SOURCE MATERIAL
((
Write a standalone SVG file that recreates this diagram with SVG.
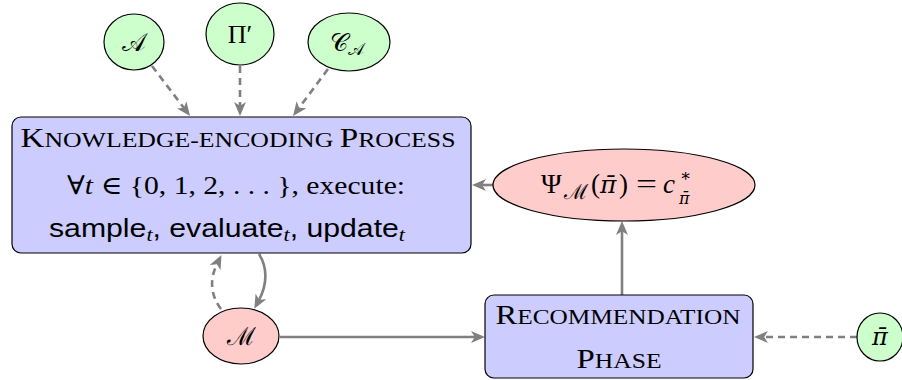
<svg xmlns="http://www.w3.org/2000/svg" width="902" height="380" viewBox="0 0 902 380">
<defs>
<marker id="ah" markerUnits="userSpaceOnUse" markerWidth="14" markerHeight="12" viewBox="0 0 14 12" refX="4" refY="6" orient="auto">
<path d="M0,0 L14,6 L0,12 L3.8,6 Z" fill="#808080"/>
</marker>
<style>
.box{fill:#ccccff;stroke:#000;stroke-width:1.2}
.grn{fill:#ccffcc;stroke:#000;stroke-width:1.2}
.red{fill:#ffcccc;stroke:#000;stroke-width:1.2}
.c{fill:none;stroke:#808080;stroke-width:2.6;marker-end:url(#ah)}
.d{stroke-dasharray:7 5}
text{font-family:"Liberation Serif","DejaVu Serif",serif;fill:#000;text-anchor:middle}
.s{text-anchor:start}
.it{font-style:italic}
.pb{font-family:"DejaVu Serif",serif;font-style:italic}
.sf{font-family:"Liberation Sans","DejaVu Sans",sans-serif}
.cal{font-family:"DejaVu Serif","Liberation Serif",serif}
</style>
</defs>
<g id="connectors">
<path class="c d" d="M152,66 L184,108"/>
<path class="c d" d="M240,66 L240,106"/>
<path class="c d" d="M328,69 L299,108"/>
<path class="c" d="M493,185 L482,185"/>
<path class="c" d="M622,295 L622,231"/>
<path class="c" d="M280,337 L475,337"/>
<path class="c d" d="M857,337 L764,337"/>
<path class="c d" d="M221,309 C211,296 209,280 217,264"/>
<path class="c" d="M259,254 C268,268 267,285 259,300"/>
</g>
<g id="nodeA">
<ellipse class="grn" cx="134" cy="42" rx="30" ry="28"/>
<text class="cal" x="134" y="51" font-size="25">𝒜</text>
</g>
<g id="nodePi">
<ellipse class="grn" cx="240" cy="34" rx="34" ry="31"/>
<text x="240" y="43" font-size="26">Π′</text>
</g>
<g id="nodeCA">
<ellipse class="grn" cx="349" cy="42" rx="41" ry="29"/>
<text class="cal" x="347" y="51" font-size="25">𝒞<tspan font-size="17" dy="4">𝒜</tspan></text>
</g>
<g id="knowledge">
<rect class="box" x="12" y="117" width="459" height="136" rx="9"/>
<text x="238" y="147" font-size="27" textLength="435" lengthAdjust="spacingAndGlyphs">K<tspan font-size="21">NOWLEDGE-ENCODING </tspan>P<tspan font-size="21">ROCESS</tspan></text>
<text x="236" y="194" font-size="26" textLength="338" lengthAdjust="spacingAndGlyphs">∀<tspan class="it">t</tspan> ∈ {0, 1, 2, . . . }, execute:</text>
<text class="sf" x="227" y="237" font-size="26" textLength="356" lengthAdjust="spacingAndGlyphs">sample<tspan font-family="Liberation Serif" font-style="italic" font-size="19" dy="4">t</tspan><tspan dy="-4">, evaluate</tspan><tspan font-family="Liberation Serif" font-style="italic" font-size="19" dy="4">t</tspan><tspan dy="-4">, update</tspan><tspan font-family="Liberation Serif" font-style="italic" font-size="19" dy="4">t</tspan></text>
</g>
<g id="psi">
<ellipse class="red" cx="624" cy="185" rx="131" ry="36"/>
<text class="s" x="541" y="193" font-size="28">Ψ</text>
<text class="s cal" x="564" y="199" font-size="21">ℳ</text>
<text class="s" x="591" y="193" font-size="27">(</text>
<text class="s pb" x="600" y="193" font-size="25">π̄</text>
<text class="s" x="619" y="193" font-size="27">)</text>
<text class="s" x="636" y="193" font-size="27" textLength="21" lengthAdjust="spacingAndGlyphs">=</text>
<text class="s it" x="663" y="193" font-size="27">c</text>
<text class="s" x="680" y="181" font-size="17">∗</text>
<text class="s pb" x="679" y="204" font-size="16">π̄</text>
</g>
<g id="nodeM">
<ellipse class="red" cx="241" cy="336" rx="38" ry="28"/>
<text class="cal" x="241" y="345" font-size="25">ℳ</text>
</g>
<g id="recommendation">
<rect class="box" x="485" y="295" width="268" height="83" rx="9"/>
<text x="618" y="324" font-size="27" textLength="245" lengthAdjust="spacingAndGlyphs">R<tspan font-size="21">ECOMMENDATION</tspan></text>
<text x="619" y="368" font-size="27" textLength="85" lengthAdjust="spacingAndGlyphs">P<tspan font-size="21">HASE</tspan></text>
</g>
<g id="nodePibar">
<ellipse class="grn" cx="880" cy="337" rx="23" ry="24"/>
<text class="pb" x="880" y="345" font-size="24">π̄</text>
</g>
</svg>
))
WHAT YOU NEED TO DO
In this exercise, set down all of the data exactly, without the pictures.

OUTPUT FOR THIS TASK
Write a standalone SVG file that recreates this diagram with SVG.
<svg xmlns="http://www.w3.org/2000/svg" width="902" height="380" viewBox="0 0 902 380">
<defs>
<marker id="ah" markerUnits="userSpaceOnUse" markerWidth="14" markerHeight="12" viewBox="0 0 14 12" refX="4" refY="6" orient="auto">
<path d="M0,0 L14,6 L0,12 L3.8,6 Z" fill="#808080"/>
</marker>
<style>
.box{fill:#ccccff;stroke:#000;stroke-width:1.2}
.grn{fill:#ccffcc;stroke:#000;stroke-width:1.2}
.red{fill:#ffcccc;stroke:#000;stroke-width:1.2}
.c{fill:none;stroke:#808080;stroke-width:2.6;marker-end:url(#ah)}
.d{stroke-dasharray:7 5}
text{font-family:"Liberation Serif","DejaVu Serif",serif;fill:#000;text-anchor:middle}
.s{text-anchor:start}
.it{font-style:italic}
.pb{font-family:"DejaVu Serif",serif;font-style:italic}
.sf{font-family:"Liberation Sans","DejaVu Sans",sans-serif}
.cal{font-family:"DejaVu Serif","Liberation Serif",serif}
</style>
</defs>
<g id="connectors">
<path class="c d" d="M152,66 L184,108"/>
<path class="c d" d="M240,66 L240,106"/>
<path class="c d" d="M328,69 L299,108"/>
<path class="c" d="M493,185 L482,185"/>
<path class="c" d="M622,295 L622,231"/>
<path class="c" d="M280,337 L475,337"/>
<path class="c d" d="M857,337 L764,337"/>
<path class="c d" d="M221,309 C211,296 209,280 217,264"/>
<path class="c" d="M259,254 C268,268 267,285 259,300"/>
</g>
<g id="nodeA">
<ellipse class="grn" cx="134" cy="42" rx="30" ry="28"/>
<text class="cal" x="134" y="51" font-size="25">𝒜</text>
</g>
<g id="nodePi">
<ellipse class="grn" cx="240" cy="34" rx="34" ry="31"/>
<text x="240" y="43" font-size="26">Π′</text>
</g>
<g id="nodeCA">
<ellipse class="grn" cx="349" cy="42" rx="41" ry="29"/>
<text class="cal" x="347" y="51" font-size="25">𝒞<tspan font-size="17" dy="4">𝒜</tspan></text>
</g>
<g id="knowledge">
<rect class="box" x="12" y="117" width="459" height="136" rx="9"/>
<text x="238" y="147" font-size="27" textLength="435" lengthAdjust="spacingAndGlyphs">K<tspan font-size="21">NOWLEDGE-ENCODING </tspan>P<tspan font-size="21">ROCESS</tspan></text>
<text x="236" y="194" font-size="26" textLength="338" lengthAdjust="spacingAndGlyphs">∀<tspan class="it">t</tspan> ∈ {0, 1, 2, . . . }, execute:</text>
<text class="sf" x="227" y="237" font-size="26" textLength="356" lengthAdjust="spacingAndGlyphs">sample<tspan font-family="Liberation Serif" font-style="italic" font-size="19" dy="4">t</tspan><tspan dy="-4">, evaluate</tspan><tspan font-family="Liberation Serif" font-style="italic" font-size="19" dy="4">t</tspan><tspan dy="-4">, update</tspan><tspan font-family="Liberation Serif" font-style="italic" font-size="19" dy="4">t</tspan></text>
</g>
<g id="psi">
<ellipse class="red" cx="624" cy="185" rx="131" ry="36"/>
<text class="s" x="541" y="193" font-size="28">Ψ</text>
<text class="s cal" x="564" y="199" font-size="21">ℳ</text>
<text class="s" x="591" y="193" font-size="27">(</text>
<text class="s pb" x="600" y="193" font-size="25">π̄</text>
<text class="s" x="619" y="193" font-size="27">)</text>
<text class="s" x="636" y="193" font-size="27" textLength="21" lengthAdjust="spacingAndGlyphs">=</text>
<text class="s it" x="663" y="193" font-size="27">c</text>
<text class="s" x="680" y="181" font-size="17">∗</text>
<text class="s pb" x="679" y="204" font-size="16">π̄</text>
</g>
<g id="nodeM">
<ellipse class="red" cx="241" cy="336" rx="38" ry="28"/>
<text class="cal" x="241" y="345" font-size="25">ℳ</text>
</g>
<g id="recommendation">
<rect class="box" x="485" y="295" width="268" height="83" rx="9"/>
<text x="618" y="324" font-size="27" textLength="245" lengthAdjust="spacingAndGlyphs">R<tspan font-size="21">ECOMMENDATION</tspan></text>
<text x="619" y="368" font-size="27" textLength="85" lengthAdjust="spacingAndGlyphs">P<tspan font-size="21">HASE</tspan></text>
</g>
<g id="nodePibar">
<ellipse class="grn" cx="880" cy="337" rx="23" ry="24"/>
<text class="pb" x="880" y="345" font-size="24">π̄</text>
</g>
</svg>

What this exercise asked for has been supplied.